A few notes about some other thoughts in your post.

  • For purists, an archive is a static, immutable container of unaltered, source content. Archives are built once, date and time stamped, and never altered thereafter. Ideally, content in an archive is stored in a format that easily mirrors the organization of its source and that is accessible across any system at any time because the intent is to reference them as certifiable, historical resources. Devonthink should not be used to archive without recognizing its serious restrictions with regards to these demands. You cannot open a Devonthink database on a Windows or Linux or iPadOS system. Files imported into a Devonthink database are stored in an internal organization that does not mirror the organization of the same files at the source location. Devonthink adds its own tags and meta markers to its content. Imagine someone taking a hard copy of your recent book, tearing out every page, scattering those pages in a file cabinet marked by numbers that only they understand, adding a few sticky notes to certain pages, and handing you the file cabinet as your “archive” of your book. There you have a Devonthink “archive”. Archive folders and files using the Finder command compress to create a ZIP (archive) file.
  • Do not expect any one app to do everything well, if at all. Counter to this note, do not expect that you should have to open more than one app at any time to do your work well. In some cases, the urge to have every app that you open linked to every other app that you open all at the same time is a distracting, dangerous dream.

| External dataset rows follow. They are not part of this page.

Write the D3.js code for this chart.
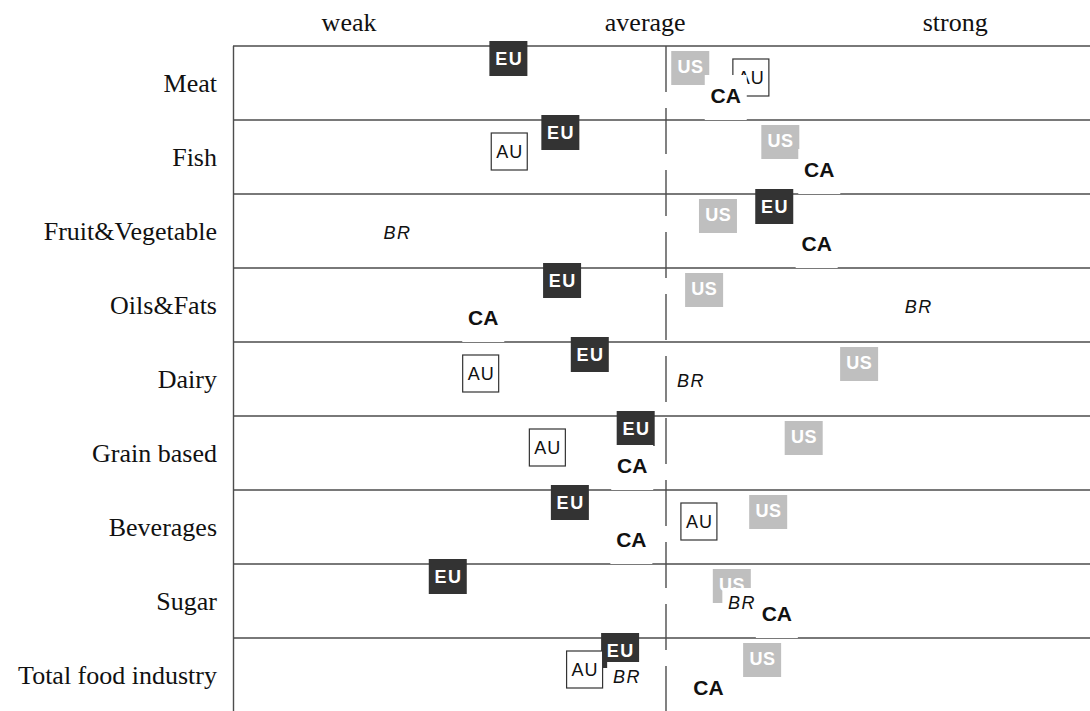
<!DOCTYPE html>
<html>
<head>
<meta charset="utf-8">
<script src="https://cdn.jsdelivr.net/npm/d3@7"></script>
<style>
  body { margin: 0; background: #fff; }
  svg { display: block; }
</style>
</head>
<body>
<svg id="chart" width="1090" height="711"></svg>
<script>
const categories = ["Meat", "Fish", "Fruit&Vegetable", "Oils&Fats", "Dairy",
    "Grain based", "Beverages", "Sugar", "Total food industry"];
const headerLabels = ["weak", "average", "strong"];
const headerValues = [13.4, 47.6, 83.4];
const averageValue = 50;

// competitiveness score (0 = weakest, 100 = strongest), null = not rated
const EU = [31.8, 37.8, 62.5, 38.0, 41.2, 46.5, 38.9, 24.8, 44.7];
const US = [52.8, 63.2, 56.0, 54.4, 72.3, 65.9, 61.8, 57.6, 61.1];
const AU = [59.8, 31.9, null, null, 28.6, 36.3, 53.8, null, 40.6];
const BR = [null, null, 18.9, 79.1, 52.8, null, null, 58.7, 45.4];
const CA = [56.9, 67.7, 67.4, 28.9, null, 46.1, 46.0, 62.8, 54.9];

const svg = d3.select("#chart");
const sans = "'Liberation Sans', Arial, sans-serif";
const serif = "'Liberation Serif', 'Times New Roman', serif";

const x = d3.scaleLinear().domain([0, 100]).range([233, 1099]);
const y = d3.scaleBand().domain(categories).range([46, 712]);
const bw = y.bandwidth();

// header
svg.selectAll(".head")
    .data(headerLabels)
    .join("text")
    .attr("class", "head")
    .attr("x", (d, i) => x(headerValues[i]))
    .attr("y", 31)
    .attr("text-anchor", "middle")
    .style("font-family", serif)
    .style("font-size", "26px")
    .attr("fill", "#111")
    .text(d => d);

// row labels
svg.selectAll(".cat")
    .data(categories)
    .join("text")
    .attr("class", "cat")
    .attr("x", 217)
    .attr("y", d => y(d) + bw / 2 + 9)
    .attr("text-anchor", "end")
    .style("font-family", serif)
    .style("font-size", "26px")
    .attr("fill", "#111")
    .text(d => d);

// grid
svg.selectAll(".row")
    .data(categories)
    .join("line")
    .attr("class", "row")
    .attr("x1", 233)
    .attr("x2", 1090)
    .attr("y1", d => y(d))
    .attr("y2", d => y(d))
    .attr("stroke", "#4d4d4d")
    .attr("stroke-width", 1.4);

svg.append("line")
    .attr("x1", 233.5).attr("x2", 233.5)
    .attr("y1", y.range()[0]).attr("y2", 711)
    .attr("stroke", "#4d4d4d")
    .attr("stroke-width", 1.4);

svg.append("line")
    .attr("x1", x(averageValue)).attr("x2", x(averageValue))
    .attr("y1", y.range()[0]).attr("y2", 711)
    .attr("stroke", "#4d4d4d")
    .attr("stroke-width", 1.4)
    .attr("stroke-dasharray", "46,16");

function pairs(values) {
    return categories.map((c, i) => ({ cat: c, v: values[i] })).filter(d => d.v !== null);
}

function boxMarker(name, values, opt) {
    const g = svg.append("g").selectAll("g")
        .data(pairs(values))
        .join("g")
        .attr("transform", d => `translate(${x(d.v)},${y(d.cat) + opt.top})`);
    g.append("rect")
        .attr("x", -opt.w / 2)
        .attr("y", 0)
        .attr("width", opt.w)
        .attr("height", opt.h)
        .attr("fill", opt.fill)
        .attr("stroke", opt.stroke || "none")
        .attr("stroke-width", 1.2);
    g.append("text")
        .attr("x", 0)
        .attr("dx", opt.ls / 2)
        .attr("y", opt.base)
        .attr("text-anchor", "middle")
        .style("font-family", sans)
        .style("font-size", "18px")
        .style("font-weight", opt.weight)
        .style("letter-spacing", opt.ls + "px")
        .attr("fill", opt.color)
        .text(name);
}

function textMarker(name, values, opt) {
    const g = svg.append("g").selectAll("g")
        .data(pairs(values))
        .join("g")
        .attr("transform", d => `translate(${x(d.v)},${y(d.cat) + opt.base})`);
    g.append("rect")
        .attr("x", -opt.halfW)
        .attr("y", -opt.up)
        .attr("width", opt.halfW * 2)
        .attr("height", opt.up + opt.down)
        .attr("fill", "#fff");
    g.append("text")
        .attr("x", 0)
        .attr("dx", opt.ls / 2)
        .attr("y", 0)
        .attr("text-anchor", "middle")
        .style("font-family", sans)
        .style("font-size", opt.size)
        .style("font-weight", opt.weight)
        .style("font-style", opt.style)
        .style("letter-spacing", opt.ls + "px")
        .attr("fill", "#111")
        .text(name);
}

boxMarker("EU", EU, { w: 38, h: 35, top: -5, base: 23.5, fill: "#333333", color: "#fff", weight: "bold", ls: 1.5 });
boxMarker("US", US, { w: 38, h: 34, top: 5, base: 21.5, fill: "#bfbfbf", color: "#fff", weight: "bold", ls: 0.5 });
boxMarker("AU", AU, { w: 36, h: 37, top: 13, base: 24.5, fill: "#fff", stroke: "#333", color: "#111", weight: "normal", ls: 1 });
textMarker("BR", BR, { base: 45, halfW: 19, up: 21, down: 6, size: "18px", weight: "normal", style: "italic", ls: 1.5 });
textMarker("CA", CA, { base: 57, halfW: 21, up: 28, down: bw - 57, size: "21px", weight: "bold", style: "normal", ls: 0 });
</script>
</body>
</html>
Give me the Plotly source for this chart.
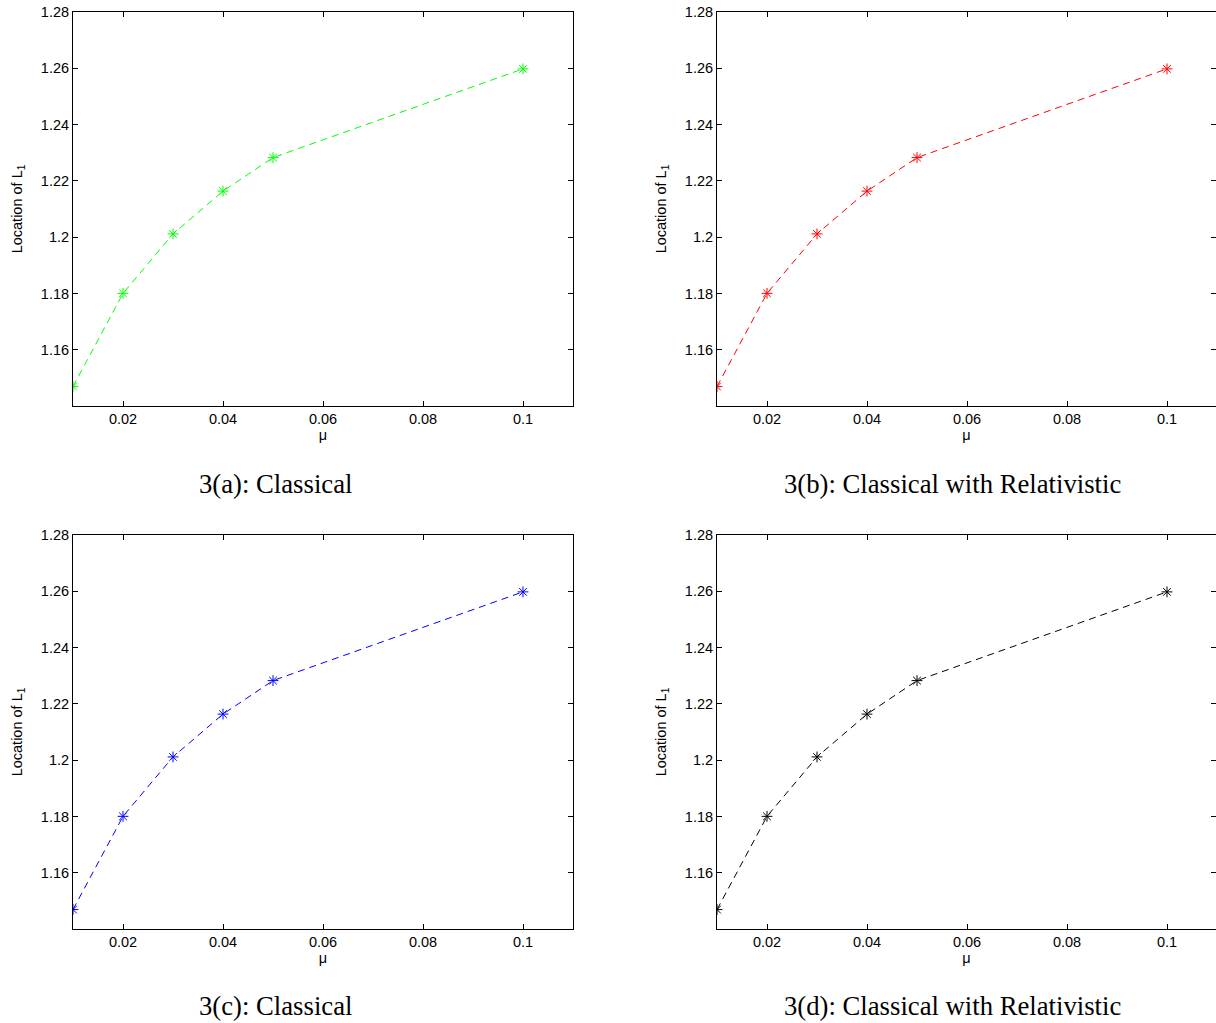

Finally, as others have said, focus your questions specifically to Devonthink and specifically to step-by-step applications of Devonthink. And do some reading here. You are not the first of many first-time users who have been overwhelmed. You are also not the first to throw out a scatter shot of questions in what appears to be a frantic or panic mode. By analogy as we read your postings, what you risk at this point is leaving an impression that, if we should try to read your future novel, we would believe that you expect us to be polite to follow your ramblings that cover everywhere, everything, all at once, only without any true focus or enjoyable actors to tie it all together well by the end.

And in all of this, before you start to play with Devonthink, create an archive copy at the Finder level of the files and folders that you plan to index or import into Devonthink. Then, go try to break things with it. Ultimately, you won’t break anything but your misunderstandings of how Devonthink works. And you can always get back to start again using the original archive.